*WHAT YOU ARE ASKED TO DO*.
Leave the pictures out. Retype exactly the lines below from the one containing "What D3.js code" through the one containing "54, left: 145", and no others.

[Stored items from a collection]
• • • • •

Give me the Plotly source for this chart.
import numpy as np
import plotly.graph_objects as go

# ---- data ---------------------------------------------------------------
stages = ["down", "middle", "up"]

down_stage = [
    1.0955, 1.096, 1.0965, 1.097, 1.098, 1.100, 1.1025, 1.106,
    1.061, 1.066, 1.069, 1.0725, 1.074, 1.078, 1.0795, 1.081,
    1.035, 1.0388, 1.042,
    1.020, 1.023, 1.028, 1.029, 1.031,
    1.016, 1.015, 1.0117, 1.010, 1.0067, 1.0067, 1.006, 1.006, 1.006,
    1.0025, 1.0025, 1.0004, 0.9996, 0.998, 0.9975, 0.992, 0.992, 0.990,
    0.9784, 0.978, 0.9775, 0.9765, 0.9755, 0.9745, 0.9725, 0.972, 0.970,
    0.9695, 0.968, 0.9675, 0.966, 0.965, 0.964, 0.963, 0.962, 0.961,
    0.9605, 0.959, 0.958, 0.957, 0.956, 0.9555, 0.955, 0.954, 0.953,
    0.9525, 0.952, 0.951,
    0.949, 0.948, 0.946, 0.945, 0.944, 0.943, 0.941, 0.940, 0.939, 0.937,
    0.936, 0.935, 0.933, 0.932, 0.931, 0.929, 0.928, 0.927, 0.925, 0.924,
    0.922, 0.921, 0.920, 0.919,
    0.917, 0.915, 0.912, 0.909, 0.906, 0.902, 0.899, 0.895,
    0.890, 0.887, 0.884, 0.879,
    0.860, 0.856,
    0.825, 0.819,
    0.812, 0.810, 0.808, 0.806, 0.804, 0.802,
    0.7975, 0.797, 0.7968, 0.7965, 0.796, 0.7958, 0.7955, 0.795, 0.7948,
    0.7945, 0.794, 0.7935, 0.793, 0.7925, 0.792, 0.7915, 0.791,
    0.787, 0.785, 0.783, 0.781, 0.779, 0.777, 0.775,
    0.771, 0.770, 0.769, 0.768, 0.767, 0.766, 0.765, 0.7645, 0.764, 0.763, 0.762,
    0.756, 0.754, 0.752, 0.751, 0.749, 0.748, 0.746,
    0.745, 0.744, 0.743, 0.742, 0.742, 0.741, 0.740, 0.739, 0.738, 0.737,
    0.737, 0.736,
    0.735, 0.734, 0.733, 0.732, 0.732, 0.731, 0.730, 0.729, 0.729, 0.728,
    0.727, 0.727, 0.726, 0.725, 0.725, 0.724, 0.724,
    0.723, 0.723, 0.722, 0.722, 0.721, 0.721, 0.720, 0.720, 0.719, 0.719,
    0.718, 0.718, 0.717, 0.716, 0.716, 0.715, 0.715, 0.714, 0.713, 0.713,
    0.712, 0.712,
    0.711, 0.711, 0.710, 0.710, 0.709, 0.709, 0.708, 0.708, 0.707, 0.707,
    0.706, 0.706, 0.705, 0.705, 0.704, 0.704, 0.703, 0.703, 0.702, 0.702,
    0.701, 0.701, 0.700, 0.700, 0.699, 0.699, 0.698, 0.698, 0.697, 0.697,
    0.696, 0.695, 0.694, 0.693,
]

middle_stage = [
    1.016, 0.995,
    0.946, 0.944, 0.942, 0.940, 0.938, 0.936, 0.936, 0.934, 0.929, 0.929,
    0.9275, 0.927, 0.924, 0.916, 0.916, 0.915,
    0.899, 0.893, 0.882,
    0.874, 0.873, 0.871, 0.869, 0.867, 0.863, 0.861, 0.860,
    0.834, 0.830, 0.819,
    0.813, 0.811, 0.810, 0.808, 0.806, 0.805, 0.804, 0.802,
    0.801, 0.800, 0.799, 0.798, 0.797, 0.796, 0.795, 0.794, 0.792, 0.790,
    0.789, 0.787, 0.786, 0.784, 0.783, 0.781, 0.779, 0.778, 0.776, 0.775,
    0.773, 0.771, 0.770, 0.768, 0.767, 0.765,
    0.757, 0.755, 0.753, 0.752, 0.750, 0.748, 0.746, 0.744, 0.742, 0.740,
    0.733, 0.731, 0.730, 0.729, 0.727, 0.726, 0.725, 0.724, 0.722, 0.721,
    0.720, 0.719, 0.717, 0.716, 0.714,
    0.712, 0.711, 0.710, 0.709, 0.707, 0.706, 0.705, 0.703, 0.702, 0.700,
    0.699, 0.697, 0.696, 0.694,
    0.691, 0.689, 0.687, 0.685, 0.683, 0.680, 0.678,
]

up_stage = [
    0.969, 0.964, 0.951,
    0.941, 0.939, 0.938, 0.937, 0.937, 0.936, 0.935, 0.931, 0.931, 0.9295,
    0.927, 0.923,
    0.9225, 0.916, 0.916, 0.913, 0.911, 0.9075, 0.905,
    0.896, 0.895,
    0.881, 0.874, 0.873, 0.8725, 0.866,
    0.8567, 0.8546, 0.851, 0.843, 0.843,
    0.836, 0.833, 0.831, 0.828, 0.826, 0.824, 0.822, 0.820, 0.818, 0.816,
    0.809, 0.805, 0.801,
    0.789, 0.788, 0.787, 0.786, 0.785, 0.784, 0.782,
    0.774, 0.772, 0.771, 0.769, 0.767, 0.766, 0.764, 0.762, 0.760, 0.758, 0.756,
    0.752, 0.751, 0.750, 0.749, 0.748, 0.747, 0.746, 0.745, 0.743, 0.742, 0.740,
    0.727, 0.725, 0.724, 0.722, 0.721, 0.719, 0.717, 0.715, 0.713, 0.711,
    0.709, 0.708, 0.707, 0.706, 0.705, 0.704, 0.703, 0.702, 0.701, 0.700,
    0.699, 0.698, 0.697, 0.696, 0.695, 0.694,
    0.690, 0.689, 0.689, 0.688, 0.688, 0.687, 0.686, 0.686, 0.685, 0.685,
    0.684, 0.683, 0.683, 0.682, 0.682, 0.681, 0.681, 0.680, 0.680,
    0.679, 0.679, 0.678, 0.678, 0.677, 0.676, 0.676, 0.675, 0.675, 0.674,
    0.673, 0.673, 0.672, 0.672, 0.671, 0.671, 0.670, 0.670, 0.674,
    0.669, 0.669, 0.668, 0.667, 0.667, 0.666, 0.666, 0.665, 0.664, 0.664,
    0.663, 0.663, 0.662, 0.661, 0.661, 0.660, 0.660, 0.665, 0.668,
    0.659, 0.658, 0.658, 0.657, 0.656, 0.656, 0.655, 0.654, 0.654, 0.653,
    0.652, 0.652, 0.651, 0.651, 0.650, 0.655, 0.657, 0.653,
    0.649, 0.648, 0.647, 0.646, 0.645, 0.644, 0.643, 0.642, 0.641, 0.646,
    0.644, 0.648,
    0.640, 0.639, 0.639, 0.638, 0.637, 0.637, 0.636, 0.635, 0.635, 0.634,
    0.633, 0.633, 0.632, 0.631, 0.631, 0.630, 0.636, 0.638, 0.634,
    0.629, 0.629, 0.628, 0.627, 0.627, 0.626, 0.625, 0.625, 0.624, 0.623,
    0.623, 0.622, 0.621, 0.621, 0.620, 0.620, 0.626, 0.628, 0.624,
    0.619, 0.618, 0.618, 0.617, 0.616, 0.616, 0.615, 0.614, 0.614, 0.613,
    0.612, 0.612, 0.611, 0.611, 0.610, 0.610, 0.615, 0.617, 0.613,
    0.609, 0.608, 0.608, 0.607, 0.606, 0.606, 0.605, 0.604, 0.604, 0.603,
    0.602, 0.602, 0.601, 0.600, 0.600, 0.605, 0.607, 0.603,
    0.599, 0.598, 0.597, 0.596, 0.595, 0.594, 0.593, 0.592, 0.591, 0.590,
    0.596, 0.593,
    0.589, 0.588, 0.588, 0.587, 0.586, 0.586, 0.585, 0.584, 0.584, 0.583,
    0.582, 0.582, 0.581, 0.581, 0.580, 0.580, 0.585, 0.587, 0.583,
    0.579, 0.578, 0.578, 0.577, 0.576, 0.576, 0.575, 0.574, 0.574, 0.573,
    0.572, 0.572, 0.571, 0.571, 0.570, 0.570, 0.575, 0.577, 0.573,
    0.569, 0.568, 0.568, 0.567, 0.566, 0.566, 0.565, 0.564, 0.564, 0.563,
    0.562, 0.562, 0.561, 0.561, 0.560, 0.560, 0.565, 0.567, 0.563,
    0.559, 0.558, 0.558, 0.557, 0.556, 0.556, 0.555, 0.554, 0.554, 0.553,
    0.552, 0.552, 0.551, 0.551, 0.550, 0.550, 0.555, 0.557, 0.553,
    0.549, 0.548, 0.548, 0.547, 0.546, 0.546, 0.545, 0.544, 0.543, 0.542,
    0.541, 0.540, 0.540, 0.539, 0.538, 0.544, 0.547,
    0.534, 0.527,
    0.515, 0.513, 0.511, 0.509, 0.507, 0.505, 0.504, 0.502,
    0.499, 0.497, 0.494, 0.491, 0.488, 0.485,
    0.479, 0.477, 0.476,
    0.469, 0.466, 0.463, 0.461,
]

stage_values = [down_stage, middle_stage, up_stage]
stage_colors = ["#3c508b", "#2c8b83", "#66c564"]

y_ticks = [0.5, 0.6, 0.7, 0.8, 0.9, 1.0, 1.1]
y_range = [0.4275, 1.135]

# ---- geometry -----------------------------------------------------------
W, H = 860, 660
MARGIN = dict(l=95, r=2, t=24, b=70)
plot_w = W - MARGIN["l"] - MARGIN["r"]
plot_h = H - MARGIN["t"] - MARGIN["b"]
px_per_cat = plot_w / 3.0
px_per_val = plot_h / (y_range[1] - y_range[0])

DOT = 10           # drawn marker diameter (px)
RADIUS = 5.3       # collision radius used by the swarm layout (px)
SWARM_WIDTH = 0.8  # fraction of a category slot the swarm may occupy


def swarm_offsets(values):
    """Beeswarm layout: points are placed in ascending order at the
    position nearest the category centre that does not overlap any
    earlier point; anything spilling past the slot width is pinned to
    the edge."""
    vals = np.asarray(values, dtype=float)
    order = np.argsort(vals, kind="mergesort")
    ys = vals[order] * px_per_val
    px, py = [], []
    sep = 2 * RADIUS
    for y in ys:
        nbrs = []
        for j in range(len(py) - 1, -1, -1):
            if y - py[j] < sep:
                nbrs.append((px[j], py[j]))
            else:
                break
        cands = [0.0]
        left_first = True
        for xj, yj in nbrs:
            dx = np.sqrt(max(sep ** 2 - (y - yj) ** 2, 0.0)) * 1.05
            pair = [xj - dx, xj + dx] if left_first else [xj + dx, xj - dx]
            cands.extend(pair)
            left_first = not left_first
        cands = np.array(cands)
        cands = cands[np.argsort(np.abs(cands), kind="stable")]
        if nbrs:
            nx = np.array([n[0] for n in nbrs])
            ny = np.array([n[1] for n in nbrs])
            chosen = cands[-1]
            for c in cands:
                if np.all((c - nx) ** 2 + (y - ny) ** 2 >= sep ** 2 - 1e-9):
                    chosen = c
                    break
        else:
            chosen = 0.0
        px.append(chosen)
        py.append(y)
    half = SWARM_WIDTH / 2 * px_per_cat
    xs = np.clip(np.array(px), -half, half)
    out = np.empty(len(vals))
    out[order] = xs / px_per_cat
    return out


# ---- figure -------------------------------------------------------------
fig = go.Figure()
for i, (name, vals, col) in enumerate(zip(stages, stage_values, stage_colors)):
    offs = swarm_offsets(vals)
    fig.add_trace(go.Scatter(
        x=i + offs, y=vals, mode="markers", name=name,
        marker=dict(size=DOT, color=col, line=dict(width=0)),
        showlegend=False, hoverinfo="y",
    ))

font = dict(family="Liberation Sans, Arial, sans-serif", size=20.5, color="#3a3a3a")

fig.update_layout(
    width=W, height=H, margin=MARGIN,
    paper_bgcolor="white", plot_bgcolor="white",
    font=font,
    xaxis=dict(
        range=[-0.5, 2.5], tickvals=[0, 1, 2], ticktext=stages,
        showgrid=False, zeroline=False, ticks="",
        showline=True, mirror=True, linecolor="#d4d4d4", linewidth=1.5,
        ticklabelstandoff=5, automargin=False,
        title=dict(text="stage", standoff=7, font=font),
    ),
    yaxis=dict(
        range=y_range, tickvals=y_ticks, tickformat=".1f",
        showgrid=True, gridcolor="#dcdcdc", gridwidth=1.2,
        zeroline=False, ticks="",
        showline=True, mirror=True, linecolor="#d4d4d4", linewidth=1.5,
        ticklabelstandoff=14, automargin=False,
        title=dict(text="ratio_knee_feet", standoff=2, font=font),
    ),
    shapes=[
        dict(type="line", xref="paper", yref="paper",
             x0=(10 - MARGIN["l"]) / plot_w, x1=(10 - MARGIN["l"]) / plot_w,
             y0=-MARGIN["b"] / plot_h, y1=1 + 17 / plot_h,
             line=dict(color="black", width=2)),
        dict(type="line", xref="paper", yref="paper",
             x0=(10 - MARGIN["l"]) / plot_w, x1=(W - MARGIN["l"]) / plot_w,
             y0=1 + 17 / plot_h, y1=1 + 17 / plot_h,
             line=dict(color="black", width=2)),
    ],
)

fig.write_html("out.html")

• • • • •

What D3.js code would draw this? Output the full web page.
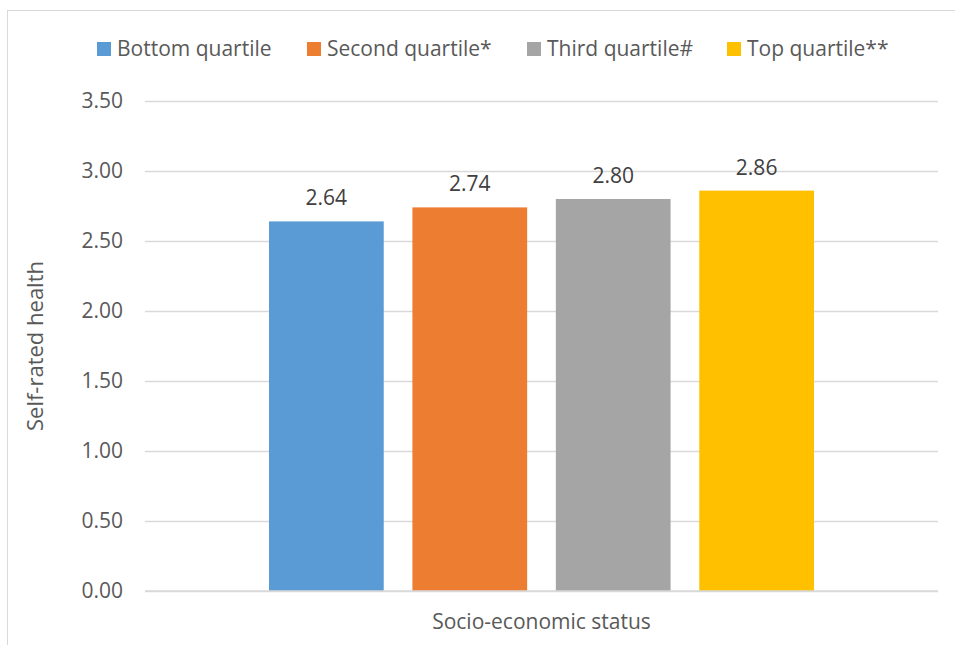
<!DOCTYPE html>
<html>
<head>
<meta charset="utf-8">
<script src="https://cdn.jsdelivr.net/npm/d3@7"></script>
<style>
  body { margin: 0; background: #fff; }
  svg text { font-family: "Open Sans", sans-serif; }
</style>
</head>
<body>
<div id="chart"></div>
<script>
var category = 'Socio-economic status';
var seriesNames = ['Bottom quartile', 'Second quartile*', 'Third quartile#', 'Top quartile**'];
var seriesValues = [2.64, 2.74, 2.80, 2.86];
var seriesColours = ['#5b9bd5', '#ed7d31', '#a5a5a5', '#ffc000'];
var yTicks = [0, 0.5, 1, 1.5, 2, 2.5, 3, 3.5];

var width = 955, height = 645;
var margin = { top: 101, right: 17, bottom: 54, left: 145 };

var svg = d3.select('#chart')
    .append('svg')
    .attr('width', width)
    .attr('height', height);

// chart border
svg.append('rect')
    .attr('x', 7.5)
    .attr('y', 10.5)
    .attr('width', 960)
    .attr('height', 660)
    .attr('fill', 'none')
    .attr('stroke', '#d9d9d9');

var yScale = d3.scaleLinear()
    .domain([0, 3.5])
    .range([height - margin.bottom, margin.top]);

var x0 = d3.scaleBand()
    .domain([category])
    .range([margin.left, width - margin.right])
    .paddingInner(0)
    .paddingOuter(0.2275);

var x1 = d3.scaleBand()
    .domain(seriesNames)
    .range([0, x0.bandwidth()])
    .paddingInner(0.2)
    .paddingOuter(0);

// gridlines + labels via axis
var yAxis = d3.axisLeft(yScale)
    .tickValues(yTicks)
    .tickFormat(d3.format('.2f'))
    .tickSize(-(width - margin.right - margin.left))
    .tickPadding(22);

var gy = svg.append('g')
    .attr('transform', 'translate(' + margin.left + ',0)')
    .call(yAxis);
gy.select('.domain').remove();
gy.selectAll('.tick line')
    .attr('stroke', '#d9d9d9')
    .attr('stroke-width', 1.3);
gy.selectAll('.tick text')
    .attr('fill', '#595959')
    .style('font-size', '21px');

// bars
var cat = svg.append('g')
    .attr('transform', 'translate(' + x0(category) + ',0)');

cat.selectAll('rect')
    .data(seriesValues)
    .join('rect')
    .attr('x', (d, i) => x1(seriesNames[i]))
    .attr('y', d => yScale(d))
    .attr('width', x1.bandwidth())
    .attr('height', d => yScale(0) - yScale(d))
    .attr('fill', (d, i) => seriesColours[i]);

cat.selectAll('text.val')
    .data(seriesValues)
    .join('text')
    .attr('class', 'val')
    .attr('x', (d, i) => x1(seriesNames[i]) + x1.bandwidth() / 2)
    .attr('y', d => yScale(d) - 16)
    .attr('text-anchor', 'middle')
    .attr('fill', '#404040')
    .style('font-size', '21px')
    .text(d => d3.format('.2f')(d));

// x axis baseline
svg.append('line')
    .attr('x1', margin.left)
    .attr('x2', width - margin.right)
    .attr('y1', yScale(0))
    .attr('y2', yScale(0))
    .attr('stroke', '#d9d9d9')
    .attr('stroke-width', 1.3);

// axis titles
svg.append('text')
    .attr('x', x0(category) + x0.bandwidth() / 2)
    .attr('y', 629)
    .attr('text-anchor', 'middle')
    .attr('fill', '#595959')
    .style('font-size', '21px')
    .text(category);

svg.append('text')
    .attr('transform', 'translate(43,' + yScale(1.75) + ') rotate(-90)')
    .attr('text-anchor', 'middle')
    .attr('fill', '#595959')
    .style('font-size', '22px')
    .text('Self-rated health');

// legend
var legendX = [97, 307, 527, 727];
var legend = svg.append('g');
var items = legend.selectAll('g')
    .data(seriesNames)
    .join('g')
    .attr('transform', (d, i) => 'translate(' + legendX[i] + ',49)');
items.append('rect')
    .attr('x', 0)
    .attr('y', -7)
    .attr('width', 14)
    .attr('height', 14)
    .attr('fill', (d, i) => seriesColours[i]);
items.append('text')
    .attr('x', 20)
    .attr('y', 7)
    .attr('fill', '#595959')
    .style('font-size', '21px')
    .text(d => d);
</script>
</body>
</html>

• • • • •

*FULL ANSWER*.
What D3.js code would draw this? Output the full web page.
<!DOCTYPE html>
<html>
<head>
<meta charset="utf-8">
<script src="https://cdn.jsdelivr.net/npm/d3@7"></script>
<style>
  body { margin: 0; background: #fff; }
  svg text { font-family: "Open Sans", sans-serif; }
</style>
</head>
<body>
<div id="chart"></div>
<script>
var category = 'Socio-economic status';
var seriesNames = ['Bottom quartile', 'Second quartile*', 'Third quartile#', 'Top quartile**'];
var seriesValues = [2.64, 2.74, 2.80, 2.86];
var seriesColours = ['#5b9bd5', '#ed7d31', '#a5a5a5', '#ffc000'];
var yTicks = [0, 0.5, 1, 1.5, 2, 2.5, 3, 3.5];

var width = 955, height = 645;
var margin = { top: 101, right: 17, bottom: 54, left: 145 };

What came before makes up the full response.